TRL now implements over 75 post-training methods. That number sounds impressive, but coverage for coverage’s sake isn’t the point. The real challenge is making those methods easy to try, compare, and actually use without everything breaking every time the field shifts direction. And this field shifts direction a lot.

The moving target problem

Post-training hasn’t evolved as a smooth refinement. It’s moved through distinct centers of gravity, each one invalidating assumptions from the previous era.

PPO made one architecture look canonical: policy, reference model, learned reward model, sampled rollouts, RL loop. That was the template. Then DPO-style methods (DPO, ORPO, KTO) cut through that stack entirely — preference optimization worked without a separate reward model, value model, or any online RL. Components that looked fundamental suddenly looked optional.

Then RLVR methods like GRPO shifted again. On math, code, and tool use tasks, rewards come from verifiers or deterministic checks rather than learned models. Sampling and rollouts matter again, but the objects in the loop aren’t the ones PPO libraries were designed around.

The lesson isn’t just that methods change. The definition of what’s core keeps changing. Strong assumptions have a short half-life here, which is probably why no post-training library is really stable yet.

The chaos-adaptive design

So how do you build a library for a field that won’t sit still? The counterintuitive answer: don’t try to capture what’s stable today. Design around what could change.
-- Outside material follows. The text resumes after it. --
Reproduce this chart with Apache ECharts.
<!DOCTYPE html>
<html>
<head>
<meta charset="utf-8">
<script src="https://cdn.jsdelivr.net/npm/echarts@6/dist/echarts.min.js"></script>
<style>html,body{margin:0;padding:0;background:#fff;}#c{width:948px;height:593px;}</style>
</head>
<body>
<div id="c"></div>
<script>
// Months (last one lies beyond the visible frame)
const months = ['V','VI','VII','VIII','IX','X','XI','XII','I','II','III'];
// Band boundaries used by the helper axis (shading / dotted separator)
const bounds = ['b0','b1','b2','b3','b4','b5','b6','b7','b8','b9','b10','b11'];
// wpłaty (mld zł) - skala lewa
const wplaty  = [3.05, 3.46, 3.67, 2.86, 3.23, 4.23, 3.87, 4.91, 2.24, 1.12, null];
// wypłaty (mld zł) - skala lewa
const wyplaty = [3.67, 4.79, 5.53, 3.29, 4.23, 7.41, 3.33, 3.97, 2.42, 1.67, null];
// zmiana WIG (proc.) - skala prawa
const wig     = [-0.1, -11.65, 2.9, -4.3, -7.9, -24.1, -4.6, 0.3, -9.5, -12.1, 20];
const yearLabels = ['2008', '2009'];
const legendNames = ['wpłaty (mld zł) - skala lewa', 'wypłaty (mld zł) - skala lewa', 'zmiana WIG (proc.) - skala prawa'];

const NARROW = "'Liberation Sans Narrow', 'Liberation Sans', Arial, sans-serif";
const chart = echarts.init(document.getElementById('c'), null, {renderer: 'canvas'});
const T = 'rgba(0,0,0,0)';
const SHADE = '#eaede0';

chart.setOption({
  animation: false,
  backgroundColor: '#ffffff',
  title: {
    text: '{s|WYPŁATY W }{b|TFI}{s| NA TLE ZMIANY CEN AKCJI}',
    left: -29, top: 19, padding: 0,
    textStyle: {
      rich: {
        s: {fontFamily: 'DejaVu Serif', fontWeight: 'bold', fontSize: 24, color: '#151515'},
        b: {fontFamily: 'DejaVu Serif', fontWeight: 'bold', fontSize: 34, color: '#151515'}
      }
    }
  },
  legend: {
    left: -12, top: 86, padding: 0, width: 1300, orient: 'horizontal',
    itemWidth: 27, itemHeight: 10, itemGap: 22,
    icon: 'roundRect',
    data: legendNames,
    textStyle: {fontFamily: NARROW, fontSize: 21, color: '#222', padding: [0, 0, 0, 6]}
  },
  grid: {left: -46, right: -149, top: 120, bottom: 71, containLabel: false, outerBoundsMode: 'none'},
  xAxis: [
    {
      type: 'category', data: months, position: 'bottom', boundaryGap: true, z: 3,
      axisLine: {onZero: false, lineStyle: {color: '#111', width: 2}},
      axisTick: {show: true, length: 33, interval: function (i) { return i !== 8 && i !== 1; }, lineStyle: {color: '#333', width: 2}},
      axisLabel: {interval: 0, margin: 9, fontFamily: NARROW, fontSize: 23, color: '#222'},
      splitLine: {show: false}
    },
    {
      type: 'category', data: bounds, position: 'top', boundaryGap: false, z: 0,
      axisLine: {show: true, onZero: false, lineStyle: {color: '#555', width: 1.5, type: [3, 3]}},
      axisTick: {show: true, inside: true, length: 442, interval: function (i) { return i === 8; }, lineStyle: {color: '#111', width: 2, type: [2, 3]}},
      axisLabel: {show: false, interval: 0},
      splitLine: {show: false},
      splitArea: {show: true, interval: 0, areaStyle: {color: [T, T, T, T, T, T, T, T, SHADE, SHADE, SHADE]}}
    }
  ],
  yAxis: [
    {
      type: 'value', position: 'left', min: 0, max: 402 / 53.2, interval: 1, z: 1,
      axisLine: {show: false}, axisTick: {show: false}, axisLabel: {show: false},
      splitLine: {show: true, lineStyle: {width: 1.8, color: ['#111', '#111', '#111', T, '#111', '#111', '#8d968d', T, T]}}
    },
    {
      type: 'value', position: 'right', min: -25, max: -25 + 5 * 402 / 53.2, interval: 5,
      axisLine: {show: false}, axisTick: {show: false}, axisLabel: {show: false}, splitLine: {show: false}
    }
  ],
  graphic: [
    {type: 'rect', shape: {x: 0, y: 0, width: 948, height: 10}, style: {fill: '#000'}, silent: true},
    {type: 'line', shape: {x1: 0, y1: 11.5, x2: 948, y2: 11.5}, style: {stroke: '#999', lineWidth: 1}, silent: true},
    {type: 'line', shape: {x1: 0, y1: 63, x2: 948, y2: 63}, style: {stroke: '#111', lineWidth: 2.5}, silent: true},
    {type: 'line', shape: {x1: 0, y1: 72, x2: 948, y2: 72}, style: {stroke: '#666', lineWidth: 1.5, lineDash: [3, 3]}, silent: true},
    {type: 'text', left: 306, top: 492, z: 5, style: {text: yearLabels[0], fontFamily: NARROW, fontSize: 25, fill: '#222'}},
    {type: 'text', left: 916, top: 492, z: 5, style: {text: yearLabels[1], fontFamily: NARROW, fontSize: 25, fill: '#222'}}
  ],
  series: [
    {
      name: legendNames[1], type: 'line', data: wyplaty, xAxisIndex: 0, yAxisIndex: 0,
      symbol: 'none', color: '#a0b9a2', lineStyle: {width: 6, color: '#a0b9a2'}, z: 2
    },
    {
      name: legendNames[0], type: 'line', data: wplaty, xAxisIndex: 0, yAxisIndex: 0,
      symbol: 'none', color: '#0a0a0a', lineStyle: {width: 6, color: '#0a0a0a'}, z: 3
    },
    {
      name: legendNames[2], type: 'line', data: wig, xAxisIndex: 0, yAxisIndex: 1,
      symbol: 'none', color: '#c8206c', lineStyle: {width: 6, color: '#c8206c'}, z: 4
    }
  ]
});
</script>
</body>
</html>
Reward models illustrate this perfectly. They looked essential in PPO, became optional in DPO, and came back as verifiers in RLVR methods — structures that could be deterministic functions rather than learned models. Any abstraction built around their original form would have been obsolete twice over by now. The library survives by recognizing that strong assumptions have a short life and making that changeability central to how the codebase is organized.
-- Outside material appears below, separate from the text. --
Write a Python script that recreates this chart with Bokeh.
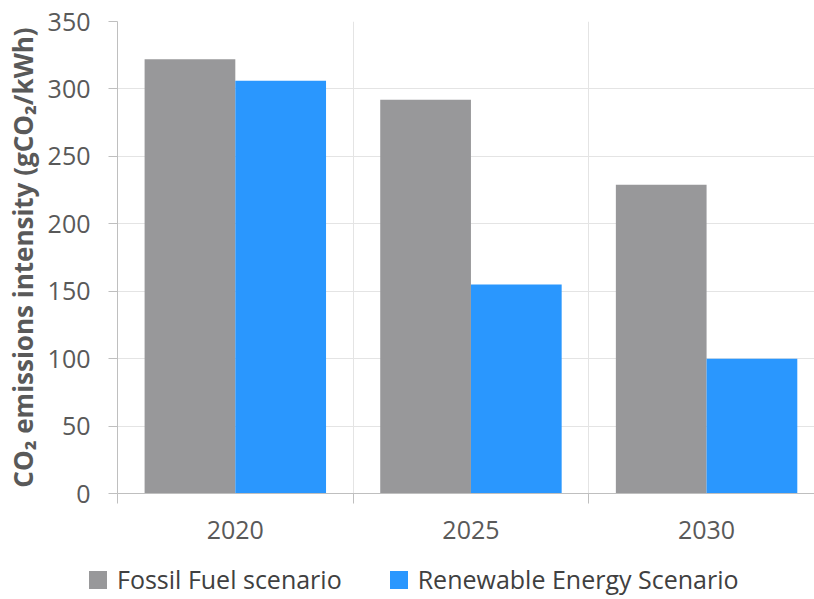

This is the environment where TRL gets downloaded 3 million times a month, and where major downstream projects treat it as stable infrastructure. The field keeps shifting the ground, and users need things not to break.

From code to contract

TRL didn’t make a deliberate decision to become a library. It found out it already was one. The shift had already happened. v1.0 is the moment TRL acknowledged it explicitly.

The unusual thing about TRL’s stability model is not what it guarantees — it’s what it tolerates alongside those guarantees. Stable and experimental coexist within the same package, with explicitly different contracts. The stable core follows semantic versioning. The experimental layer makes no such promises — it’s where new methods land while they’re still being evaluated, and where the API can move fast to keep up with the field.
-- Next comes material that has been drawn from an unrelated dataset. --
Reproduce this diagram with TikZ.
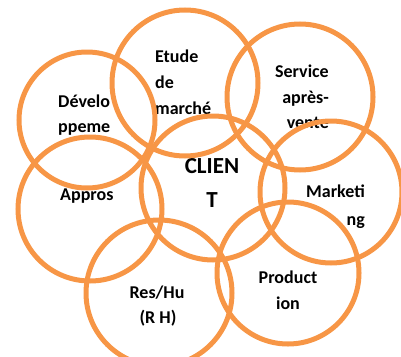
\documentclass[tikz,border=0pt]{standalone}
\usepackage{fontspec}
\setmainfont{Carlito}
\definecolor{ringc}{HTML}{F79646}
\begin{document}
\begin{tikzpicture}[x=1pt,y=-1pt,
  ring/.style={draw=ringc, line width=5pt},
  lbl/.style={font=\bfseries\fontsize{18}{22}\selectfont, inner sep=0pt},
  big/.style={font=\bfseries\fontsize{23}{28}\selectfont, inner sep=0pt}]
\useasboundingbox (0,0) rectangle (401,356);
% texts
\node[lbl, anchor=base west] (e1) at (155,62) {Etude};
\node[lbl, anchor=base west] (e2) at (155,88) {de};
\node[lbl, anchor=base west] (e3) at (155,114) {marché};
\node[lbl, anchor=base west] (d1) at (58,107) {Dévelo};
\node[lbl, anchor=base west] (d2) at (58,132) {ppeme};
\node[lbl, anchor=base west] (a1) at (60,200) {Appros};
\node[big, anchor=base] (c1) at (212,173) {CLIEN};
\node[big, anchor=base] (c2) at (212,207) {T};
\node[lbl, anchor=base east] (s1) at (329,77) {Service};
\node[lbl, anchor=base east] (s2) at (329,103) {après-};
\node[lbl, anchor=base east] (s3) at (329,128) {vente};
\node[lbl, anchor=base east] (m1) at (365,197) {Marketi};
\node[lbl, anchor=base east] (m2) at (365,225) {ng};
\node[lbl, anchor=base] (p1) at (288,283) {Product};
\node[lbl, anchor=base] (p2) at (288,309) {ion};
\node[lbl, anchor=base] (r1) at (157,298) {Res/Hu};
\node[lbl, anchor=base] (r2) at (158,323) {(R H)};
% rings
\draw[ring] (87,120) circle (68);
\draw[ring] (185,83) circle (73);
\draw[ring] (300,97) circle (73);
\draw[ring] (90,209) circle (72);
\draw[ring] (213,188) circle (72);
\draw[ring] (331,192) circle (71);
\draw[ring] (159,293) circle (73);
\draw[ring] (288,273) circle (71);
\end{tikzpicture}
\end{document}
This isn’t a compromise. It’s a response to a specific constraint: the field produces new methods faster than any of them can earn stability. Refusing to add immature methods would make TRL irrelevant within months. Adding them all to stable would break every downstream project every time an algorithm turned out not to work as expected.

from trl import SFTTrainer
from trl.experimental.orpo import ORPOTrainer

Promotion from experimental to stable isn’t automatic. What matters is the ratio between maintenance cost and actual usage. Some methods earn their place because the community uses them heavily. Others become viable because the design makes them cheap enough to maintain.

In practice, the stable surface includes trainers for SFT, DPO, Reward modeling, RLOO, and GRPO, along with their close variants. The experimental surface is broader and moves faster.

What actually changed

The breaking changes needed to reach v1.0 were distributed deliberately across the 0.x releases. No big bang migration. Each release ate a manageable amount of pain so that v1.0 wouldn’t require a rewrite of everyone’s code.

I appreciate this approach more than I can say. Most open-source projects handle breaking changes by ripping the bandaid off — one massive release that breaks everything, then everyone scrambles. TRL spread the pain out over time, which is harder to coordinate but much kinder to users.

Where this leaves us

TRL v1.0 isn’t perfect. The experimental/stable split is clever, but it puts the burden on users to know which is which. Newcomers will inevitably grab an experimental trainer, hit unexpected behavior, and blame the library. The documentation does a decent job labeling things, but it’s not foolproof.

Still, this is the most honest approach I’ve seen to building software in a field that keeps invalidating its own assumptions. TRL doesn’t pretend to have found the one true abstraction. It just admits that everything will change and builds accordingly. That’s rare, and it’s worth paying attention to.